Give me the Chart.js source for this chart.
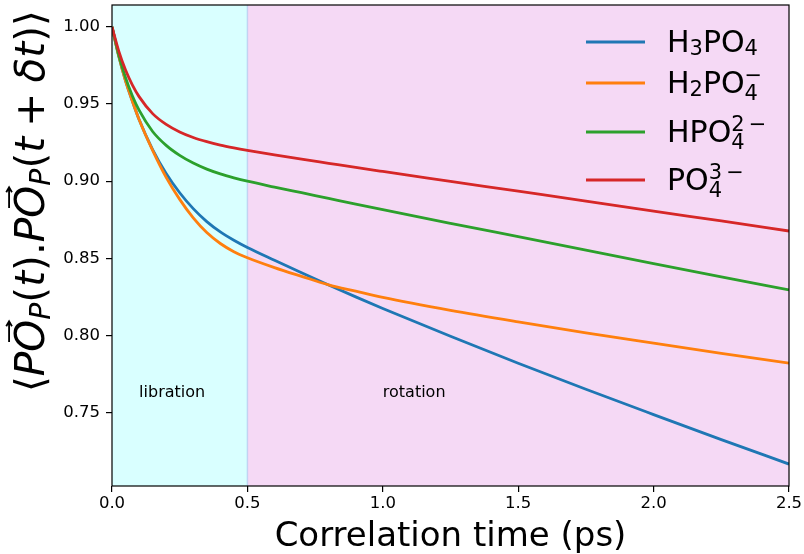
<!DOCTYPE html>
<html>
<head>
<meta charset="utf-8">
<script src="https://cdn.jsdelivr.net/npm/chart.js@4.4.1/dist/chart.umd.min.js"></script>
<style>
  html, body { margin: 0; padding: 0; background: #fff; }
</style>
</head>
<body>
<canvas id="corrChart" width="804" height="554"></canvas>
<script>
// --- Datos ---
const times = [0, 0.025, 0.05, 0.075, 0.1, 0.15, 0.2, 0.25, 0.3, 0.35, 0.4, 0.45, 0.5,
               0.6, 0.7, 0.8, 0.9, 1.0, 1.25, 1.5, 1.75, 2.0, 2.25, 2.5];
const h3po4 = [1.000, 0.981, 0.965, 0.952, 0.940, 0.9205, 0.905, 0.8925, 0.8822, 0.8738, 0.8671, 0.8617, 0.857,
               0.8487, 0.8406, 0.8327, 0.825, 0.8175, 0.7995, 0.782, 0.7651, 0.7487, 0.7325, 0.7166];
const h2po4 = [1.000, 0.981, 0.965, 0.952, 0.940, 0.920, 0.9025, 0.8882, 0.8762, 0.8667, 0.8596, 0.8543, 0.8504,
               0.844, 0.8383, 0.8328, 0.8287, 0.8247, 0.8163, 0.8088, 0.8017, 0.7950, 0.7884, 0.782];
const hpo4 = [1.000, 0.9817, 0.9671, 0.9554, 0.946, 0.9322, 0.9232, 0.9167, 0.9117, 0.9078, 0.9047, 0.9022, 0.900,
              0.8962, 0.8925, 0.8888, 0.8851, 0.8815, 0.8727, 0.8640, 0.8553, 0.8466, 0.8380, 0.8295];
const po4 = [1.000, 0.9843, 0.972, 0.9624, 0.9548, 0.9438, 0.9368, 0.9319, 0.9283, 0.9256, 0.9234, 0.9216, 0.920,
             0.9171, 0.9143, 0.9116, 0.9089, 0.9063, 0.8999, 0.8935, 0.8871, 0.8806, 0.8742, 0.8677];

const seriesColors = ['#1f77b4', '#ff7f0e', '#2ca02c', '#d62728'];
const regions = [
    { from: 0, to: 0.5, color: 'rgba(0, 255, 255, 0.15)', label: 'libration', labelX: 0.1 },
    { from: 0.5, to: 2.5, color: 'rgba(191, 0, 191, 0.15)', label: 'rotation', labelX: 1.0 }
];
const regionLabelY = 0.76;
const yMin = 0.7024, yMax = 1.0142;

const FONT = '"DejaVu Sans", sans-serif';

// Etiquetas con subíndices / superíndices (texto por tramos)
const legendRuns = [
    [{ t: 'H' }, { t: '3', s: 0.7, dy: 0.1 }, { t: 'PO' }, { t: '4', s: 0.7, dy: 0.1 }],
    [{ t: 'H' }, { t: '2', s: 0.7, dy: 0.1 }, { t: 'PO' }, { t: '4', s: 0.7, dy: 0.22, hold: true }, { t: '\u2212', s: 0.7, dy: -0.38 }],
    [{ t: 'HPO' }, { t: '4', s: 0.7, dy: 0.22, hold: true }, { t: '2', s: 0.7, dy: -0.38 }, { t: '\u2009\u2212', s: 0.7, dy: -0.38 }],
    [{ t: 'PO' }, { t: '4', s: 0.7, dy: 0.22, hold: true }, { t: '3', s: 0.7, dy: -0.38 }, { t: '\u2009\u2212', s: 0.7, dy: -0.38 }]
];
const yTitleRuns = [
    { t: '\u27E8' }, { t: 'P', it: true }, { t: 'O', it: true, vec: true }, { t: 'P', it: true, s: 0.7, dy: 0.15 },
    { t: '(' }, { t: 't', it: true }, { t: ')' }, { t: '.' },
    { t: 'P', it: true }, { t: 'O', it: true, vec: true }, { t: 'P', it: true, s: 0.7, dy: 0.15 },
    { t: '(' }, { t: 't', it: true }, { t: '\u2005+\u2005' }, { t: '\u03B4t', it: true }, { t: ')' }, { t: '\u27E9' }
];

// Dibuja (o mide) una secuencia de tramos de texto
function runsText(ctx, runs, x0, y0, base, draw) {
    let cx = x0, held = 0;
    runs.forEach(r => {
        const size = base * (r.s || 1);
        ctx.font = (r.it ? 'italic ' : '') + size.toFixed(2) + 'px ' + FONT;
        const w = ctx.measureText(r.t).width;
        if (draw) {
            ctx.fillText(r.t, cx, y0 + (r.dy || 0) * base);
            if (r.vec) {
                // flecha de vector sobre la letra
                const ax0 = cx + w * 0.3, ax1 = cx + w * 0.95, ay = y0 - base * 0.86;
                ctx.save();
                ctx.lineWidth = base * 0.045;
                ctx.beginPath();
                ctx.moveTo(ax0, ay); ctx.lineTo(ax1, ay);
                ctx.moveTo(ax1 - base * 0.12, ay - base * 0.07); ctx.lineTo(ax1, ay); ctx.lineTo(ax1 - base * 0.12, ay + base * 0.07);
                ctx.stroke();
                ctx.restore();
            }
        }
        if (r.hold) { held = w; } else { cx += Math.max(w, held); held = 0; }
    });
    return cx - x0;
}

const decorPlugin = {
    id: 'decor',
    beforeDatasetsDraw(chart) {
        const { ctx, chartArea: a, scales: { x, y } } = chart;
        ctx.save();
        regions.forEach(r => {
            const x0 = x.getPixelForValue(r.from), x1 = x.getPixelForValue(r.to);
            ctx.fillStyle = r.color;
            ctx.fillRect(x0, a.top, x1 - x0, a.bottom - a.top);
        });
        // borde de la banda de libración
        const xe = x.getPixelForValue(0.5);
        ctx.strokeStyle = 'rgba(120, 170, 230, 0.35)';
        ctx.lineWidth = 1.5;
        ctx.beginPath(); ctx.moveTo(xe, a.top); ctx.lineTo(xe, a.bottom); ctx.stroke();
        // textos de las regiones
        ctx.fillStyle = '#000';
        ctx.font = '16px ' + FONT;
        ctx.textBaseline = 'alphabetic';
        ctx.textAlign = 'left';
        regions.forEach(r => ctx.fillText(r.label, x.getPixelForValue(r.labelX), y.getPixelForValue(regionLabelY)));
        ctx.restore();
    },
    afterDatasetsDraw(chart) {
        const { ctx, chartArea: a } = chart;
        ctx.save();
        // marco completo
        ctx.strokeStyle = '#000';
        ctx.lineWidth = 1.2;
        ctx.strokeRect(a.left, a.top, a.right - a.left, a.bottom - a.top);

        // leyenda
        const rowY = [37, 78, 127, 175];
        const base = 30;
        ctx.textBaseline = 'alphabetic';
        ctx.textAlign = 'left';
        legendRuns.forEach((runs, i) => {
            const ly = a.top + rowY[i];
            ctx.strokeStyle = seriesColors[i];
            ctx.lineWidth = 2.8;
            ctx.beginPath(); ctx.moveTo(a.right - 203, ly); ctx.lineTo(a.right - 144, ly); ctx.stroke();
            ctx.fillStyle = '#000';
            runsText(ctx, runs, a.right - 122, ly + base * 0.33, base, true);
        });

        // título del eje Y (girado)
        let yBase = 40;
        const total = runsText(ctx, yTitleRuns, 0, 0, yBase, false);
        yBase = yBase * 382 / total;
        ctx.translate(44, 392);
        ctx.rotate(-Math.PI / 2);
        ctx.fillStyle = '#000';
        ctx.strokeStyle = '#000';
        runsText(ctx, yTitleRuns, 0, 0, yBase, true);
        ctx.restore();
    }
};

const names = ['H3PO4', 'H2PO4-', 'HPO4 2-', 'PO4 3-'];
const allSeries = [h3po4, h2po4, hpo4, po4];

new Chart(document.getElementById('corrChart'), {
    type: 'line',
    data: {
        datasets: allSeries.map((vals, i) => ({
            label: names[i],
            data: times.map((t, k) => ({ x: t, y: vals[k] })),
            borderColor: seriesColors[i],
            borderWidth: 2.8,
            pointRadius: 0,
            fill: false,
            cubicInterpolationMode: 'monotone',
            order: -i
        }))
    },
    options: {
        responsive: false,
        animation: false,
        devicePixelRatio: 1,
        layout: { padding: { top: 5, right: 15, left: 0, bottom: 0 } },
        plugins: {
            legend: { display: false },
            tooltip: { enabled: false }
        },
        scales: {
            x: {
                type: 'linear',
                min: 0,
                max: 2.5,
                afterFit: s => { s.height = 68; s.paddingLeft = 0; s.paddingRight = 0; },
                ticks: {
                    stepSize: 0.5,
                    padding: 2,
                    color: '#000',
                    font: { family: FONT, size: 16.5 },
                    callback: v => v.toFixed(1),
                    maxRotation: 0
                },
                grid: { drawOnChartArea: false, drawTicks: true, tickLength: 6, color: '#000', lineWidth: 1.2 },
                border: { display: false },
                title: {
                    display: true,
                    text: 'Correlation time (ps)',
                    color: '#000',
                    font: { family: FONT, size: 34, lineHeight: 1.0 },
                    padding: { top: 0, bottom: 0 }
                }
            },
            y: {
                type: 'linear',
                min: yMin,
                max: yMax,
                afterFit: s => { s.width = 112; s.paddingTop = 0; s.paddingBottom = 0; },
                ticks: {
                    stepSize: 0.05,
                    includeBounds: false,
                    padding: 6,
                    color: '#000',
                    font: { family: FONT, size: 16.5 },
                    callback: v => v.toFixed(2)
                },
                grid: { drawOnChartArea: false, drawTicks: true, tickLength: 6, color: '#000', lineWidth: 1.2 },
                border: { display: false }
            }
        }
    },
    plugins: [decorPlugin]
});
</script>
</body>
</html>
────────────────────────────────────────
# TASK STATEMENT
Repeat, exactly and in full, each line from the start of the data to the line that contains "0.8806, 0.8742, 0.8677];". Pictures do not go in.

# RESPONSE TO THE TASK
Give me the Chart.js source for this chart.
<!DOCTYPE html>
<html>
<head>
<meta charset="utf-8">
<script src="https://cdn.jsdelivr.net/npm/chart.js@4.4.1/dist/chart.umd.min.js"></script>
<style>
  html, body { margin: 0; padding: 0; background: #fff; }
</style>
</head>
<body>
<canvas id="corrChart" width="804" height="554"></canvas>
<script>
// --- Datos ---
const times = [0, 0.025, 0.05, 0.075, 0.1, 0.15, 0.2, 0.25, 0.3, 0.35, 0.4, 0.45, 0.5,
               0.6, 0.7, 0.8, 0.9, 1.0, 1.25, 1.5, 1.75, 2.0, 2.25, 2.5];
const h3po4 = [1.000, 0.981, 0.965, 0.952, 0.940, 0.9205, 0.905, 0.8925, 0.8822, 0.8738, 0.8671, 0.8617, 0.857,
               0.8487, 0.8406, 0.8327, 0.825, 0.8175, 0.7995, 0.782, 0.7651, 0.7487, 0.7325, 0.7166];
const h2po4 = [1.000, 0.981, 0.965, 0.952, 0.940, 0.920, 0.9025, 0.8882, 0.8762, 0.8667, 0.8596, 0.8543, 0.8504,
               0.844, 0.8383, 0.8328, 0.8287, 0.8247, 0.8163, 0.8088, 0.8017, 0.7950, 0.7884, 0.782];
const hpo4 = [1.000, 0.9817, 0.9671, 0.9554, 0.946, 0.9322, 0.9232, 0.9167, 0.9117, 0.9078, 0.9047, 0.9022, 0.900,
              0.8962, 0.8925, 0.8888, 0.8851, 0.8815, 0.8727, 0.8640, 0.8553, 0.8466, 0.8380, 0.8295];
const po4 = [1.000, 0.9843, 0.972, 0.9624, 0.9548, 0.9438, 0.9368, 0.9319, 0.9283, 0.9256, 0.9234, 0.9216, 0.920,
             0.9171, 0.9143, 0.9116, 0.9089, 0.9063, 0.8999, 0.8935, 0.8871, 0.8806, 0.8742, 0.8677];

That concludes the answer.